Biden’s visit to Turkish Cyprus a historical step, says FM Davutoğlu

Biden’s visit to Turkish Cyprus a historical step, says FM Davutoğlu

Biden’s visit to Turkish Cyprus a historical step, says FM Davutoğlu

(LtoR) Special Representative and Head of the United Nations Peacekeeping Force in Cyprus, Lisa Buttenheim, Cypriot President Nicos Anastasiades, US Vice President Joe Biden and Turkish Cypriot leader Dervis Eroglu pose near the Ledra palace in the UN-patrolled Buffer Zone in Nicosia on May 22. AFP Photo

U.S. Vice President Joe Biden’s visit to Turkish Cyprus is a historical step as it shows equal treatment to both sides and gives a positive message, Foreign Minister Ahmet Davutoğlu said May 23.

During his visit to the divided island, Biden hailed Cyprus as a “key partner” and said its rival leaders had agreed to “speed up” efforts to end the 40-year division. Biden ended his visit, the highest level by a U.S. official to Cyprus since Lyndon B. Johnson in 1962, late on May 22.

“Biden’s message that demonstrates an equidistant approach to the parties is positive, according to us,” Davutoğlu said at a press conference with Kyrgyz Foreign Minister Erlan Abdyldaev in Ankara.

Citing ongoing reunification talks between Greek Cypriots and Turkish Cypriots, Davutoğlu said Biden’s visit to Cyprus was “timely” and had the “right agenda,” expressing hope that his visit would accelerate the negotiations.

“Biden’s visit to Turkish Cyprus and meeting with Turkish Cypriot President Derviş Eroğlu is a historical step,” the minister said, noting that a permanent solution was impossible without an equidistant approach to the parties.

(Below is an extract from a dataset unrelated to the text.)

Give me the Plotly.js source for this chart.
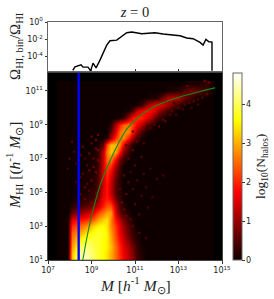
<!DOCTYPE html>
<html><head><meta charset="utf-8">
<script src="https://cdn.plot.ly/plotly-3.0.0.min.js"></script>
<style>html,body{margin:0;padding:0;background:#fff}#c{width:274px;height:299px}</style></head>
<body><div id="c"></div>
<script>
// log10 halo mass bin centres
var massBins = [7.5,7.7,7.9,8.1,8.3,8.5,8.7,8.9,9.1,9.3,9.5,9.7,9.9,10.1,10.3,10.5,10.7,10.9,11.1,11.3,11.5,11.7,11.9,12.1,12.3,12.5,12.7,12.9,13.1,13.3,13.5,13.7,13.9,14.1,14.3,14.5];
// log10 HI mass bin centres
var hiBins = [1.0,1.4,1.8,2.2,2.6,3.0,3.4,3.8,4.2,4.6,5.0,5.4,5.8,6.2,6.6,7.0,7.4,7.8,8.2,8.6,9.0,9.4,9.8,10.2,10.6,11.0,11.4];
// log10(N_halos), one row per HI bin; omitted trailing bins are empty
var logCounts = [
[0,0,0,3.1,4.0,4.4,4.5,4.3,4.0,3.8,3.6,3.4,3.0,2.5,2.1,1.7,1.3,.9,.4,.2],
[0,0,0,3.0,3.8,4.3,4.4,4.2,4.0,3.8,3.6,3.4,3.0,2.5,2.0,1.6,1.2,.8,.3,.1],
[0,0,0,2.8,3.5,4.0,4.2,4.1,3.9,3.8,3.6,3.5,3.1,2.5,2.0,1.5,1.1,.7,.3,.1],
[0,0,0,2.6,3.1,3.6,3.8,3.9,3.8,3.8,3.6,3.5,3.0,2.3,1.8,1.3,.8,.4,.2],
[0,0,0,2.4,2.7,3.0,3.3,3.5,3.7,3.8,3.7,3.5,2.9,2.2,1.6,1.1,.6,.3,.1],
[0,0,.1,2.0,2.3,2.5,2.7,3.0,3.3,3.5,3.6,3.4,2.7,2.1,1.5,1.0,.5,.2],
[0,0,.1,1.5,1.8,1.9,2.0,2.2,2.5,2.9,3.2,3.4,2.7,1.8,1.2,.7,.3,.1],
[0,0,0,.6,.9,1.0,1.2,1.4,1.7,2.2,2.6,2.9,2.9,1.4,.6,.3,.1],
[0,0,0,.2,.3,.4,.5,.6,.9,1.3,1.9,2.3,2.3,1.2,.4,.2],
[0,0,0,0,.1,.2,.2,.3,.4,.9,1.6,2.0,1.6,.7,.3],
[0,0,0,0,0,.1,.1,.2,.3,.6,1.5,1.9,1.3,.5,.2],
[0,0,0,0,0,.1,.1,.1,.2,.5,1.4,1.9,1.3,.5,.2],
[0,0,0,0,0,0,.1,.1,.2,.4,1.4,2.0,1.4,.6,.2],
[0,0,0,0,0,0,.1,.1,.1,.4,1.4,2.1,1.7,.8,.3],
[0,0,0,0,0,0,0,.1,.1,.3,1.4,2.3,2.1,1.1,.4],
[0,0,0,0,0,0,0,.1,.1,.3,1.3,2.5,2.7,1.8,.8,.3],
[0,0,0,0,0,0,0,0,.1,.2,1.2,2.6,3.2,2.9,1.9,.8,.3],
[0,0,0,0,0,0,0,0,0,.1,.5,2.2,3.1,3.1,2.6,1.5,.6,.1],
[0,0,0,0,0,0,0,0,0,0,0,.2,1.1,2.1,2.7,2.7,1.9,1.0,.4,.1],
[0,0,0,0,0,0,0,0,0,0,0,0,.6,1.6,2.5,2.8,2.7,1.9,1.0,.4,.1],
[0,0,0,0,0,0,0,0,0,0,0,0,.2,1.2,2.0,2.5,2.6,2.2,1.7,1.2,.6,.3],
[0,0,0,0,0,0,0,0,0,0,0,0,0,0,.1,.3,1.2,1.9,2.1,2.0,1.7,1.2,.7,.3,.1],
[0,0,0,0,0,0,0,0,0,0,0,0,0,0,0,0,.1,.5,1.3,1.7,1.9,1.8,1.5,1.0,.6,.3,.2],
[0,0,0,0,0,0,0,0,0,0,0,0,0,0,0,0,0,0,.1,.3,.8,1.3,1.6,1.6,1.4,1.1,.7,.4,.2],
[0,0,0,0,0,0,0,0,0,0,0,0,0,0,0,0,0,0,0,0,0,.1,.1,.3,.8,1.2,1.3,1.2,1.0,.7,.4,.2],
[0,0,0,0,0,0,0,0,0,0,0,0,0,0,0,0,0,0,0,0,0,0,0,0,0,.1,.1,.2,.3,.5,.7,.7,.6,.4,.3,.1],
[0,0,0,0,0,0,0,0,0,0,0,0,0,0,0,0,0,0,0,0,0,0,0,0,0,0,0,0,0,0,.1,.1,.1,.2,.3,.1]
];
// isolated low-count bins away from the main band
var specMass = [8.5,8.7,8.3,8.9,8.6,9.0,8.8,9.2,8.4,9.1,8.9,9.3,8.7,9.0,9.2,8.5,8.8,9.1,9.3,8.2,8.6,9.0,8.9,9.2,8.1,8.0,7.9,8.3,8.5,8.7,9.0,9.3,9.2,
 10.4,10.6,10.3,10.7,10.5,10.9,10.4,10.8,11.1,10.6,11.0,11.3,10.8,11.5,10.5,10.9,11.2,11.6,11.8,11.0,11.4,10.7,10.9,11.3,11.7,12.0,11.2,11.5,10.6,11.1,11.4,12.3,
 10.9,11.2,11.4,11.7,11.9,12.1,12.4,12.6,12.3,12.7,13.0,13.3,12.9,13.2,13.5,13.7,13.9,14.1,14.3,14.4,13.6,13.9,12.8,13.4,14.2];
var specHI = [4.9,5.3,5.6,5.1,6.1,5.7,6.6,6.2,6.9,7.0,7.3,7.5,4.6,4.4,5.0,5.9,5.5,6.5,6.9,7.4,7.7,7.9,6.3,8.1,8.0,7.0,6.4,6.7,7.2,7.0,8.3,8.4,7.6,
 4.4,4.9,5.2,5.6,6.0,5.2,6.7,6.2,5.7,3.6,4.3,4.8,3.4,5.3,4.0,3.0,3.7,4.1,4.7,6.6,6.1,7.0,7.5,7.1,6.4,5.8,2.6,2.3,7.8,8.0,7.9,6.0,
 8.6,8.3,8.6,8.8,9.0,8.9,9.2,9.6,9.3,9.8,10.0,10.2,9.6,9.9,10.3,10.4,10.5,10.6,10.8,11.5,10.0,10.2,10.3,11.3,11.6];
var specVal = [.5,.6,.4,.6,.5,.7,.5,.7,.4,.6,.7,.8,.6,.7,.6,.4,.5,.7,.8,.5,.6,.6,.7,.7,.5,.5,.4,.4,.5,.4,.6,.7,.7,
 .7,.6,.6,.5,.5,.4,.5,.4,.4,.7,.5,.5,.6,.4,.6,.5,.5,.4,.4,.5,.4,.6,.5,.5,.4,.4,.5,.4,.6,.6,.5,.4,
 .6,.5,.5,.5,.5,.6,.6,.5,.6,.5,.5,.5,.4,.4,.5,.5,.5,.5,.6,.7,.4,.4,.4,.6,.7];
// mean relation (log10 M, log10 M_HI)
var fitMass = [8.6,8.93,9.39,9.76,10.2,10.63,11.2,11.92,12.5,13.2,14.0,14.68];
var fitHI = [1.0,3.2,5.4,6.6,7.8,8.76,9.5,10.1,10.4,10.7,10.97,11.18];
// mass resolution limit
var limitMass = [8.41,8.41];
var limitHI = [1,12.06];
// HI mass fraction per bin
var fracMass = [8.14,8.24,8.52,8.61,8.84,8.96,9.07,9.21,9.39,9.70,9.85,10.16,10.62,10.85,11.31,11.92,12.29,12.84,13.07,13.38,13.67,13.99,14.13,14.26,14.40,14.54,14.54];
var fracLog = [-5.68,-5.26,-5.02,-5.29,-5.29,-5.73,-4.82,-5.38,-4.47,-2.71,-2.2,-2.12,-1.26,-1.18,-1.38,-1.26,-1.41,-1.53,-1.61,-1.88,-1.96,-2.39,-2.71,-2.04,-2.32,-2.35,-5.73];
var massTicks = [7,9,11,13,15];
var massTickText = ['10<sup>7</sup>','10<sup>9</sup>','10<sup>11</sup>','10<sup>13</sup>','10<sup>15</sup>'];
var hiTicks = [1,3,5,7,9,11];
var hiTickText = ['10<sup>1</sup>','10<sup>3</sup>','10<sup>5</sup>','10<sup>7</sup>','10<sup>9</sup>','10<sup>11</sup>'];
var fracTicks = [-4,-2,0];
var fracTickText = ['10<sup>-4</sup>','10<sup>-2</sup>','10<sup>0</sup>'];

var zFull = logCounts.map(function(r){return r.concat(new Array(massBins.length-r.length).fill(0));});
var sans = {family:'DejaVu Sans',size:8,color:'#222'};
var serif = 'Liberation Serif';
var hot = [[0,'#0e0000'],[0.365,'#ff0000'],[0.746,'#ffff00'],[1,'#ffffff']];
var traces = [
 {type:'heatmap',x:massBins,y:hiBins,z:zFull,xaxis:'x',yaxis:'y',zmin:0,zmax:4.8,zsmooth:'best',hoverinfo:'skip',
  colorscale:hot,
  colorbar:{x:1.063,xanchor:'left',xpad:0,ypad:0,y:0,yanchor:'bottom',len:0.7857,thickness:9,outlinecolor:'#666',outlinewidth:1,
    tickvals:[0,1,2,3,4],ticks:'outside',ticklen:2.5,tickcolor:'#333',tickfont:sans}},
 {type:'scatter',mode:'markers',x:specMass,y:specHI,xaxis:'x',yaxis:'y',hoverinfo:'skip',
  marker:{symbol:'square',size:2.2,line:{width:0},color:specVal,cmin:0,cmax:4.8,colorscale:hot,showscale:false}},
 {type:'scatter',mode:'lines',x:fitMass,y:fitHI,xaxis:'x',yaxis:'y',line:{color:'#158a15',width:1.1,shape:'spline'},hoverinfo:'skip'},
 {type:'scatter',mode:'lines',x:limitMass,y:limitHI,xaxis:'x',yaxis:'y',line:{color:'#0000ff',width:2.4},hoverinfo:'skip'},
 {type:'scatter',mode:'lines',x:fracMass,y:fracLog,xaxis:'x2',yaxis:'y2',line:{color:'#000',width:1.4},hoverinfo:'skip'}
];
function note(text,px,py,size,rot){
 return {text:text,xref:'paper',yref:'paper',x:(px-48)/174,y:(260-py)/238,xanchor:'center',yanchor:'middle',showarrow:false,textangle:rot,font:{family:serif,size:size,color:'#222'}};
}
var layout = {
 width:274,height:299,showlegend:false,paper_bgcolor:'#fff',plot_bgcolor:'#fff',
 margin:{l:48,r:52,t:22,b:39},
 title:{text:'<i>z</i> = 0',x:135/274,xanchor:'center',y:1-12/299,yanchor:'middle',font:{family:serif,size:14.5,color:'#222'}},
 xaxis:{domain:[0,1],range:[7,15],tickvals:massTicks,ticktext:massTickText,ticks:'outside',ticklen:2.5,tickcolor:'#333',tickfont:sans,showgrid:false,zeroline:false,showline:true,linecolor:'#444',linewidth:1,mirror:true},
 yaxis:{domain:[0,0.7857],range:[1,12.06],tickvals:hiTicks,ticktext:hiTickText,ticks:'outside',ticklen:2.5,tickcolor:'#333',tickfont:sans,showgrid:false,zeroline:false,showline:true,linecolor:'#444',linewidth:1,mirror:true},
 xaxis2:{domain:[0,1],anchor:'y2',range:[7,15],tickvals:massTicks,ticktext:massTicks.map(function(){return '';}),ticks:'inside',ticklen:2,tickcolor:'#333',showgrid:false,zeroline:false,showline:true,linecolor:'#666',linewidth:1,mirror:true},
 yaxis2:{domain:[0.794,1],anchor:'x2',range:[-5.75,0],tickvals:fracTicks,ticktext:fracTickText,ticks:'outside',ticklen:2.5,tickcolor:'#333',tickfont:sans,showgrid:false,zeroline:false,showline:true,linecolor:'#666',linewidth:1,mirror:true},
 annotations:[
  note('<i>M</i> [<i>h</i><sup>-1</sup> <i>M</i><sub>⊙</sub>]',135,285,15.5,0),
  note('<i>M</i><sub>HI</sub> [(<i>h</i><sup>-1</sup> <i>M</i><sub>⊙</sub>]',14,166,15.5,-90),
  note('Ω<sub>HI, bin</sub>/Ω<sub>HI</sub>',16,46,15,-90),
  note('log<sub>10</sub>(N<sub>halos</sub>)',261,167,13.5,-90)
 ],
 shapes:[{type:'rect',xref:'x',yref:'y',x0:7,x1:15,y0:1,y1:12.06,fillcolor:'#000',line:{width:0},layer:'below'}]
};
Plotly.newPlot('c',traces,layout,{displayModeBar:false,staticPlot:true});
</script></body></html>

After meeting with Biden, Eroğlu said the vice president’s visit to the island had raised hopes of finding a solution to the crisis in Cyprus. Eroğlu and Biden also agreed that the possibility of achieving unity on the divided island relied on a comprehensive solution, with the Turkish Cypriot president adding that they agreed to accelerate negotiations and meet more often with the Greek side.

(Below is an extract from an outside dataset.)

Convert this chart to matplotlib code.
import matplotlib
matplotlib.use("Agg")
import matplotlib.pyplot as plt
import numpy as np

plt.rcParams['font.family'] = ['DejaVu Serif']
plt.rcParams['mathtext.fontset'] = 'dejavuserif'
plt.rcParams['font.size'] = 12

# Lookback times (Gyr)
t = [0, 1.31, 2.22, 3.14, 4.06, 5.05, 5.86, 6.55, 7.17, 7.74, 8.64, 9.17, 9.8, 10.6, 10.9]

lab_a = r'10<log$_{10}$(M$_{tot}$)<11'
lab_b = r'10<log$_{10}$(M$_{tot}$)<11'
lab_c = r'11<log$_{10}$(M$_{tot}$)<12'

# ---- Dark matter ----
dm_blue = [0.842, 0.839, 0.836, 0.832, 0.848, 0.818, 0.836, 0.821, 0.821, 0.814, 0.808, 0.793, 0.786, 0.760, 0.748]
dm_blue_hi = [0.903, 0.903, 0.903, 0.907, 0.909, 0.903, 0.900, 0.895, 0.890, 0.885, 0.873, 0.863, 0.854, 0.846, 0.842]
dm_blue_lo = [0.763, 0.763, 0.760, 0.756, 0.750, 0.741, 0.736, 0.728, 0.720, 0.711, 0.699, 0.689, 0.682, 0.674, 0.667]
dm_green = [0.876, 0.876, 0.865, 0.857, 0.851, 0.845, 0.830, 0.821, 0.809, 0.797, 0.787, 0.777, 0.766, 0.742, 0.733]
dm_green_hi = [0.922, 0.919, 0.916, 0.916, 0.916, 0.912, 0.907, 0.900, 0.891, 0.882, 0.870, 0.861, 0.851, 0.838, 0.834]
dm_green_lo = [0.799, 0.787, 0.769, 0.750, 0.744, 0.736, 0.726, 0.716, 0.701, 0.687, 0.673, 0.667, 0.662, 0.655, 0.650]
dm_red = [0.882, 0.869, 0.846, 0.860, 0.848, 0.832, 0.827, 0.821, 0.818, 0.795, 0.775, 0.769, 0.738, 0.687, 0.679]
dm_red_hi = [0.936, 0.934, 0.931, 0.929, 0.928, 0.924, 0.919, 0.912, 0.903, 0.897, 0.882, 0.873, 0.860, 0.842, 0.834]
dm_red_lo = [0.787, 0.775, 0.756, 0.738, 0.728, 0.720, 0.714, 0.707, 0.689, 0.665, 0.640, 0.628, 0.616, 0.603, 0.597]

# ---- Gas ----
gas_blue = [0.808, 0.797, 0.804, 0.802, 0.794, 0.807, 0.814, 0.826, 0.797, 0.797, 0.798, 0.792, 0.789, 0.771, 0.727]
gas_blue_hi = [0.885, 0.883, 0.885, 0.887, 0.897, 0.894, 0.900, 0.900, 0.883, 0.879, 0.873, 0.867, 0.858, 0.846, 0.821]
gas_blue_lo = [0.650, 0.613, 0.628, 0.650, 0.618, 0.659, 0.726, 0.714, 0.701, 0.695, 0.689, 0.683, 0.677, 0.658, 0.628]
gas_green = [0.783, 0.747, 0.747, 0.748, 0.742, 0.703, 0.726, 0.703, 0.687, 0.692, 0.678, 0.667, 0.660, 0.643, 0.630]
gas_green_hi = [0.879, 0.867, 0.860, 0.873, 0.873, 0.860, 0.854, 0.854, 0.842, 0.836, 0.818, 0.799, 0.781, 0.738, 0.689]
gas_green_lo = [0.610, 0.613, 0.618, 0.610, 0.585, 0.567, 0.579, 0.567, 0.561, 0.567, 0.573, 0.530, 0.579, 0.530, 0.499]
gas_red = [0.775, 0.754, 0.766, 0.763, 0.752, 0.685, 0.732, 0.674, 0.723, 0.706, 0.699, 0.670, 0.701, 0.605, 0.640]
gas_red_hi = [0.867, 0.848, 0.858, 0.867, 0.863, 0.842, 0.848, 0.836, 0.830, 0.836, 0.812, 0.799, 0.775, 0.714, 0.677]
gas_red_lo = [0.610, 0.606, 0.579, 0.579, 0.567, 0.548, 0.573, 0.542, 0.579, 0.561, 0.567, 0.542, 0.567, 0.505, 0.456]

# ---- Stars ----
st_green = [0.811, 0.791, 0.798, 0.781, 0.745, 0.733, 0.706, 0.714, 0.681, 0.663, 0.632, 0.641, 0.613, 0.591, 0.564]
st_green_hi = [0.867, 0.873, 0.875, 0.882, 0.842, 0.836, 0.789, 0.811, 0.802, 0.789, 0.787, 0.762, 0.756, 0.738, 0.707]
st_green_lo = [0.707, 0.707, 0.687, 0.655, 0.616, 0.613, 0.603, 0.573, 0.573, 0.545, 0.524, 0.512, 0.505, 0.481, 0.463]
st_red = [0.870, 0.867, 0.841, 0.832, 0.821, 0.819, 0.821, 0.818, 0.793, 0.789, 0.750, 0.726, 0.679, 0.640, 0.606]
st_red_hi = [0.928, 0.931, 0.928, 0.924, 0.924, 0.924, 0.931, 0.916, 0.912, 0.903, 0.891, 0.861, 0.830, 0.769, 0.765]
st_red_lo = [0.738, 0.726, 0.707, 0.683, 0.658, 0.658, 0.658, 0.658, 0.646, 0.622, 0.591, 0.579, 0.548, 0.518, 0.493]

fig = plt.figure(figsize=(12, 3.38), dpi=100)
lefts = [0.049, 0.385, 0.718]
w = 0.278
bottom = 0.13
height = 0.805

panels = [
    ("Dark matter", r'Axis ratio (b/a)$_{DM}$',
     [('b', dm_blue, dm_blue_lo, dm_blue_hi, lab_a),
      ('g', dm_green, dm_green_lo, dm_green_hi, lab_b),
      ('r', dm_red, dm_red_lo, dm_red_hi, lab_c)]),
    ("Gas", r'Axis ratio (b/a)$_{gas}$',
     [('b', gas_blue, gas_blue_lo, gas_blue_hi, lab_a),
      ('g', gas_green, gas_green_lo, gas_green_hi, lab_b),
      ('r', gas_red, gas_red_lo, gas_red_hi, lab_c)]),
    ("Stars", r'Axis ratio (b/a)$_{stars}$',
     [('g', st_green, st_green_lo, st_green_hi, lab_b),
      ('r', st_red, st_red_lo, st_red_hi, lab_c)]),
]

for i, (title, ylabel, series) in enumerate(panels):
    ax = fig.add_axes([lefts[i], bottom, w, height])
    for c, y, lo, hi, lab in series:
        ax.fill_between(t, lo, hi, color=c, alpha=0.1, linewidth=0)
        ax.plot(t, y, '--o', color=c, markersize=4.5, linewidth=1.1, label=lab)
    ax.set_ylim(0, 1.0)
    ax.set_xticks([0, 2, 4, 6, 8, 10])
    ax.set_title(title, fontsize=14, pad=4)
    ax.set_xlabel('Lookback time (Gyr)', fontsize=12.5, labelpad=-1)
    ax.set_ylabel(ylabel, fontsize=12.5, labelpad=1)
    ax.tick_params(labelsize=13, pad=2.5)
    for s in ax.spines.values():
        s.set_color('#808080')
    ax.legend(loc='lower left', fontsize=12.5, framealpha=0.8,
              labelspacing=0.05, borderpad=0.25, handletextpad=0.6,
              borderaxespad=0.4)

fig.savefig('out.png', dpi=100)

Eroğlu announced that he would meet Greek Cypriot leader Nicos Anastasiades twice a month following an agreement reached late May 22, noting that a comprehensive solution would lead to an opportunity to join the European Union and to be recognized by the international community.

“The time has come for a solution to the Cyprus issue,” Eroğlu said. “We cannot proceed by blaming or driving each other into a corner.”